The little mound of earth was hardly up to the task of being a hill, much less a sledding hill swarmed with kids. The early sledders got the choice runs, but as the day wore on and the crowds swelled, the hill was quickly denuded of snow. Teeth were knocked out and noses broken when sleds stopped abruptly on bare ground, sending their pilots face-first into the frozen earth. But still, we sledded Determinedly on. We sledded away the snow and the grass below the snow. We sledded away the dirt below the grass. And still we sledded, until the rails of our Flexible Flyers sparked on bedrock. By the time we finally gave up, the hill was little more than a miserable heap in the weak afternoon sun, gouged into a muddy pulp and left to ooze mournfully until spring could repair some of the damage.
And we, of course, were filthy, sodden, and hypothermic. Body parts that weren’t numb jangled as if being struck by psychotic acupuncturists. Lurching home like zombies, we wept with every torturous step, only to arrive and discover that our parents had locked us out until we removed our dirty clothing. Our useless hands clawed futilely at our garments, unable to grip, pull, or untie, until finally we collapsed, as wretched and helpless as the hill we had left behind…
When Ben and Sam return from sledding, the brisk air has brushed their cheeks with a healthful glow. They shed their outer clothing, snow spraying onto the floor, and emerge, steaming slightly as the entrapped layers of heat radiate from their bodies. Still, they complain about the arctic conditions, and shiver theatrically. It’s a ploy, of course, and I fall for it every time. Soon they are in front of the fireplace, mugs of hot chocolate cradled in their hands.

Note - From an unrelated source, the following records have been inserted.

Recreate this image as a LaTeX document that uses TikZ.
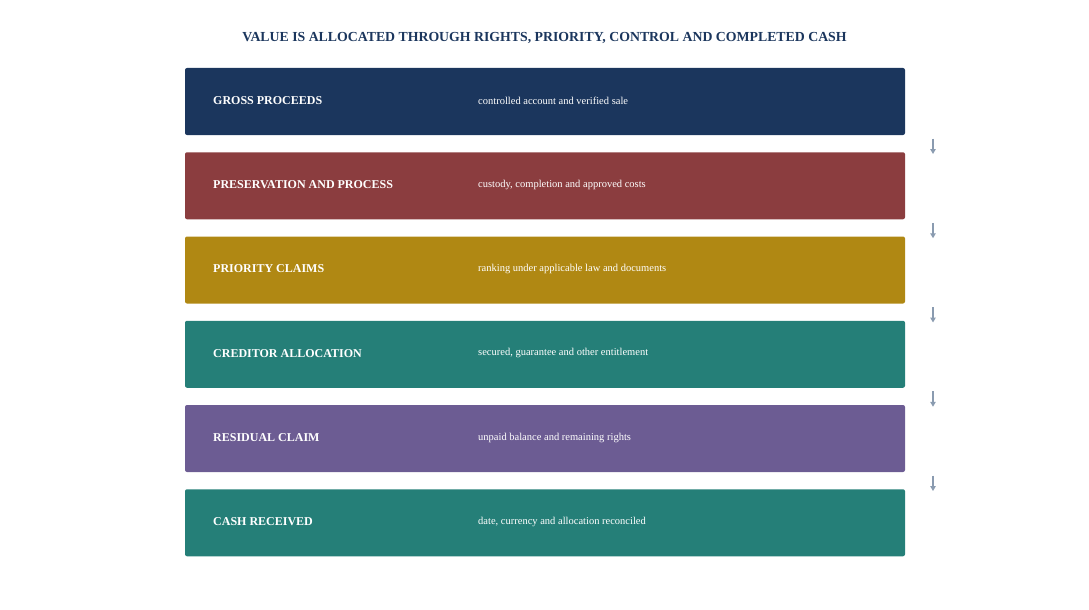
\documentclass[tikz,border=0pt]{standalone}
\usepackage{fontspec}
\setmainfont{Liberation Serif}
\usetikzlibrary{positioning, arrows.meta}
\definecolor{navy}{HTML}{1B365D}
\definecolor{wine}{HTML}{8B3D3F}
\definecolor{ochre}{HTML}{B08813}
\definecolor{teal}{HTML}{257F78}
\definecolor{plum}{HTML}{6C5C93}
\definecolor{arrowgray}{HTML}{8A9BB0}
\begin{document}
\begin{tikzpicture}[x=1pt, y=-1pt,
    StageBar/.style={fill=#1, draw=none, rounded corners=2pt, minimum width=720pt,
                minimum height=67pt, anchor=north west, inner sep=0pt, outer sep=0pt},
    StageLabel/.style={text=white, font=\bfseries\fontsize{12}{14}\selectfont, anchor=west, inner sep=0pt},
    StageNote/.style={text=white, font=\fontsize{10.5}{12}\selectfont, anchor=west, inner sep=0pt},
    FlowArrow/.style={draw=arrowgray, line width=1.1pt, -{Triangle[width=5.5pt,length=5pt]}},
  ]
\useasboundingbox (0,0) rectangle (1089,610);

\node[text=navy, font=\bfseries\fontsize{13.8}{16}\selectfont] (title) at (544.5,37.5)
  {VALUE IS ALLOCATED THROUGH RIGHTS, PRIORITY, CONTROL AND COMPLETED CASH};

\node[StageBar=navy] (b1) at (185,68) {};
\node[StageBar=wine, below=17.25pt of b1.south west, anchor=north west] (b2) {};
\node[StageBar=ochre, below=17.25pt of b2.south west, anchor=north west] (b3) {};
\node[StageBar=teal, below=17.25pt of b3.south west, anchor=north west] (b4) {};
\node[StageBar=plum, below=17.25pt of b4.south west, anchor=north west] (b5) {};
\node[StageBar=teal, below=17.25pt of b5.south west, anchor=north west] (b6) {};

\foreach \n/\lbl/\note in {
  1/GROSS PROCEEDS/controlled account and verified sale,
  2/PRESERVATION AND PROCESS/{custody, completion and approved costs},
  3/PRIORITY CLAIMS/ranking under applicable law and documents,
  4/CREDITOR ALLOCATION/{secured, guarantee and other entitlement},
  5/RESIDUAL CLAIM/unpaid balance and remaining rights,
  6/CASH RECEIVED/{date, currency and allocation reconciled}}
{
  \node[StageLabel] (l\n) at ([xshift=28pt,yshift=1pt]b\n.west) {\lbl};
  \node[StageNote] (d\n) at ([xshift=293pt,yshift=1pt]b\n.west) {\note};
}

\foreach \n in {1,...,5}
  \draw[FlowArrow] ([xshift=28pt,yshift=-3.5pt]b\n.south east) -- ++(0,15.5);
\end{tikzpicture}
\end{document}
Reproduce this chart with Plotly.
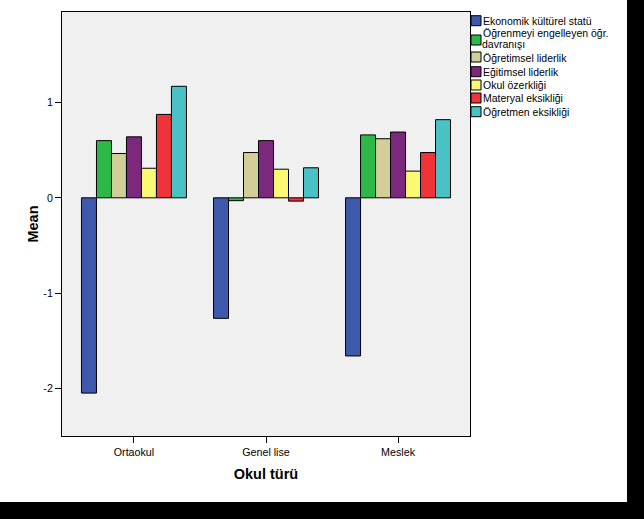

As they begin to tell me of their sledding adventures, I am, at first, distracted by a gnawing concern: Has their bubble-wrapped sledding experience – a metaphor, surely, for their entire childhood – robbed them of something important? By not suffering as I did, have they missed an essential part of the sledding experience?
Then I begin to fall under the spell of the day’s adventures. The breakneck speeds. The massive jumps. The crashes, near-crashes, and miraculous escapes from certain death.
Their stories conjure up a winter’s day long past. I am wet, cold, bundled up only in misery. But something magical happens when I begin to run, sled in hand. The poor excuse for a sledding hill tips up and stretches away like an Olympic luge run. I fling my body out, superman style, sled clutched to my chest, and there I go. Traveling faster than time, following the voices of my sons towards their sweet youth, their certainty of high hills and first tracks through new-fallen snow, until I am right there with them.
There is no cold. There is not even the memory of cold. Just my boys and me – together in the joy of speed, the pure essence of sledding.